This full-length novel by debut author Natalie Blitt is a pitch-perfect blend of Stephanie Perkins and Miranda Kenneally that proves the age-old adage: opposites attract.
Seventeen-year old Abby has only one goal for her summer: to make sure she is fluent in French—well, that, and to get as far away from baseball and her Cubs-obsessed family as possible. A summer of culture and language, with no sports in sight.
That turns out to be impossible, though, because her French partner is the exact kind of boy she was hoping to avoid. Eight weeks. 120 hours of class. 80 hours of conversation practice with someone who seems to exclusively wear baseball caps and jerseys.
But Zeke in French is a different person than Zeke in English. And Abby can’t help but fall for him, hard. As Abby begins to suspect that Zeke is hiding something, she has to decide if bridging the gap between the distance between who she is and who he is, is worth the risk.
Description taken from Goodreads.
THE DISTANCE FROM A TO Z.
Can we just talk about the whole using the alphabet as a metaphor thing for a second?
It was perfect for this book, and I loved every time it came up throughout the story because it represented exactly what Zeke and Abby were going through at the time. Though their relationship sees lots of ups and downs, the alphabet doesn’t lie. :3
Speaking of Abby, oh Abby. I have so many feelings about her.
When it comes to baseball, she can be pretty judgmental and childish. She swears off everything remotely related to baseball, and she immediately hates anyone who enjoys the sport. It’s not a joke, and it’s not an act. She actually judges the quality of people based on what they think about baseball. Personally, I think that’s silly and it bothered me throughout the entire book.
However, I also thought that Abby was a hard worker determined to do whatever it took to reach her goals. While part of me believes that the whole loving French thing was a bit contrived and over-done, I was mostly just happy to find another book about a teen who is passionate about something and is actively pursuing it. For the most part, I enjoyed her character and reading her POV.

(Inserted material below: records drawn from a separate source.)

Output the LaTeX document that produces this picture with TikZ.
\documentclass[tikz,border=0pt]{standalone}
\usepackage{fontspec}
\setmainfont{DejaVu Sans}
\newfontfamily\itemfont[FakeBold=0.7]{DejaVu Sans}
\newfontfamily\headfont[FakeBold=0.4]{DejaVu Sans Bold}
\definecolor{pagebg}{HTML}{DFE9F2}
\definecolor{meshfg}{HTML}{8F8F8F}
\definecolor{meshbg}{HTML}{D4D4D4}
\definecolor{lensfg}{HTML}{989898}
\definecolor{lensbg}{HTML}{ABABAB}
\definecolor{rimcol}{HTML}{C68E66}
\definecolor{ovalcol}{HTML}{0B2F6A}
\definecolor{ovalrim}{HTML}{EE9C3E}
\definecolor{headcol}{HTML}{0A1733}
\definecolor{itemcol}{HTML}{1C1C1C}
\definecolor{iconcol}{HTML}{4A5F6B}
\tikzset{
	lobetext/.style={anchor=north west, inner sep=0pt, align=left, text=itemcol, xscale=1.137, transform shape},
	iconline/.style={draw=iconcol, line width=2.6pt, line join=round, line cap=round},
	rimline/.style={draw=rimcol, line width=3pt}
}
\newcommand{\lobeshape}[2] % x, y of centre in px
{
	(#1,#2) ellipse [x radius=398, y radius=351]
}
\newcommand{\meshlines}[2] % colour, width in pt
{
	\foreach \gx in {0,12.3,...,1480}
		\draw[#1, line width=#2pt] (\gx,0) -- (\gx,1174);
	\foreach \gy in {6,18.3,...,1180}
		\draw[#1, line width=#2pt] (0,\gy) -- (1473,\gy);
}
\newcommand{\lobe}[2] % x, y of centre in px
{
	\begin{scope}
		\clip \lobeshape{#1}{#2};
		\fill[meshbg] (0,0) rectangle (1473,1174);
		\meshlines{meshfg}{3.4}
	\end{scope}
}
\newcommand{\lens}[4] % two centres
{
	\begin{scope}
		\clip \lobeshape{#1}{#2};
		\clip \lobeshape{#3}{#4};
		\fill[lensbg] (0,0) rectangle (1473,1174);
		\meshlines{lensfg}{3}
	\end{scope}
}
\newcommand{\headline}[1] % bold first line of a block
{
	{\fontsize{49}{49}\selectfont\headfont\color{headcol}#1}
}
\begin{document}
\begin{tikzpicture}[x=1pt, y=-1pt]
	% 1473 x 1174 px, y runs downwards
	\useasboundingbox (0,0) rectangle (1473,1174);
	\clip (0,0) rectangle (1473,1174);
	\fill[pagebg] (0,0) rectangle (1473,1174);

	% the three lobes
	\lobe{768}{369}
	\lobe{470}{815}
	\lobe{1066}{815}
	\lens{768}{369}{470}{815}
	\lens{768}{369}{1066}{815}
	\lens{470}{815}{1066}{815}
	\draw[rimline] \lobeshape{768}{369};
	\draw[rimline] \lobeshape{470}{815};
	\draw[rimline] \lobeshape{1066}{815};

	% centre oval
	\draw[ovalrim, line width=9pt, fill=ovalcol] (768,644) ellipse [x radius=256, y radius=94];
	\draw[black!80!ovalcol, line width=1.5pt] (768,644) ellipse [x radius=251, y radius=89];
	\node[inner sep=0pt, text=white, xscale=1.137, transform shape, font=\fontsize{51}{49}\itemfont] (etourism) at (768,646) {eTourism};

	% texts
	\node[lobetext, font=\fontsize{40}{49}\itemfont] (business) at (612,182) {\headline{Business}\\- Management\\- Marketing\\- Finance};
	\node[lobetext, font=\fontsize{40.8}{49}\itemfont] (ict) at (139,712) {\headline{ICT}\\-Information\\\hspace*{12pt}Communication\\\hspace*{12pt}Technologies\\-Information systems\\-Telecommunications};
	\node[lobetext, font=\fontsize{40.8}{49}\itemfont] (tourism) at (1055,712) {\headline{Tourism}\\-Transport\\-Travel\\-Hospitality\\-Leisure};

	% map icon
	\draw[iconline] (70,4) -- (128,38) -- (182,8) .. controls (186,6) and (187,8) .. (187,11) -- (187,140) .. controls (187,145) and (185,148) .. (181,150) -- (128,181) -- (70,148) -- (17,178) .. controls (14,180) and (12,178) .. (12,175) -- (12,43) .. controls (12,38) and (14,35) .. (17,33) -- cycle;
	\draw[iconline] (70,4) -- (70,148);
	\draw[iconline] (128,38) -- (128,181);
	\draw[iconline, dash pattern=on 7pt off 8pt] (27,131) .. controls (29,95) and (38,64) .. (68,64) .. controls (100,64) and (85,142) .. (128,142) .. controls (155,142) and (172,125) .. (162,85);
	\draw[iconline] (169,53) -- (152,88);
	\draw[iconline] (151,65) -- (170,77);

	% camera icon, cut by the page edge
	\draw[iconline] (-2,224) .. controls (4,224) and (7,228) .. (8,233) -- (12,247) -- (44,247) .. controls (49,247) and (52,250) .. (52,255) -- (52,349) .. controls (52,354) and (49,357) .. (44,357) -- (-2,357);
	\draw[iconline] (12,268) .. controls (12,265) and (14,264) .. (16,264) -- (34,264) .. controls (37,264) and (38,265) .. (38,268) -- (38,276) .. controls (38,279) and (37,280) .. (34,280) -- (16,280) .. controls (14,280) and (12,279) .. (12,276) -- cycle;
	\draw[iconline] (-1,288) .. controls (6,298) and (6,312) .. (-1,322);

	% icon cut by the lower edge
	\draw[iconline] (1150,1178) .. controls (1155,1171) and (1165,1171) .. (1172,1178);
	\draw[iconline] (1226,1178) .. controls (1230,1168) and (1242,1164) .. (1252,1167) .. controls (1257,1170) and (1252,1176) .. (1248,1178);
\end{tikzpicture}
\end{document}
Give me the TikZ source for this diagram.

Then there’s Zeke. I didn’t quite understand Zeke throughout this story. At times, he was sweet and great. At others, he was rough and standoffish. And what’s with him being with so many other girls all the time? This is one thing, when not addressed, is just confusing and unnecessary. I ended up liking him in the end. Throughout the story, there’s one constant to him: he’s supportive. I really liked that about him, and I came to love Abby and Zeke as a couple.
And by the way, this is a slow-burn, so prepare to suffer.
When it came to minor and supporting characters, there were many disposable ones, which I didn’t understand. There’s a boy (whose name I can’t even remember now, he was that forgettable) who showed up in the beginning maybe… twice? Yeah, he made the book seem like it was going to be a love triangle until I got to the middle and I realized he wasn’t there for any real reason.
This wasn’t necessarily a bad thing, especially because there were characters like Colin and Alice, who come to be Abby’s best friends at this school. Colin is the best. He’s funny and cool and he shares completely platonic relationships with Abby and Alice. I loved reading his segments and getting to know him.
He’s the perfect nonboyfriend: always there, always remembering what’s going on in my life, always ready to try something new.
And then there’s Alice. Often times, friendships in YA tend to break down. A lot. They serve as simple ways to bring in more drama, and there’s no real, deep friendship there. There’s talking about the past, there’s talking about how things aren’t the same, there’s talking about happy times, and there’s a time and place for that, but I was so happy that Alice and Abby had a wholly positive relationship throughout this book. They’re constantly there for each other, supporting each other all the time, helping each other past personal obstacles, encouraging each other and being proud of one another. This is the kind of friendship that needs to be shown in YA, and I loved the way their relationship worked into this story.
There aren’t a whole lot of books in which another language plays an active role, so that was cool to see as well. Natalie did a fantastic job of translating the French within the story without having a bunch of parts that were formatted the same way. I liked the way she approached certain difficult sections when Abby was flustered or didn’t know what to do.
Here’s the thing: I don’t really love drama in contemporary. I enjoy two types of contemporary: solid, gritty, make-you-question-your-entire-life contemporary and completely fluffy contemporary. This falls into a category that is not one of those two, and that’s drama. Drama isn’t for me, but I know a lot of people enjoy it, so I counted it into my rating but don’t be dissuaded from trying this book because of that.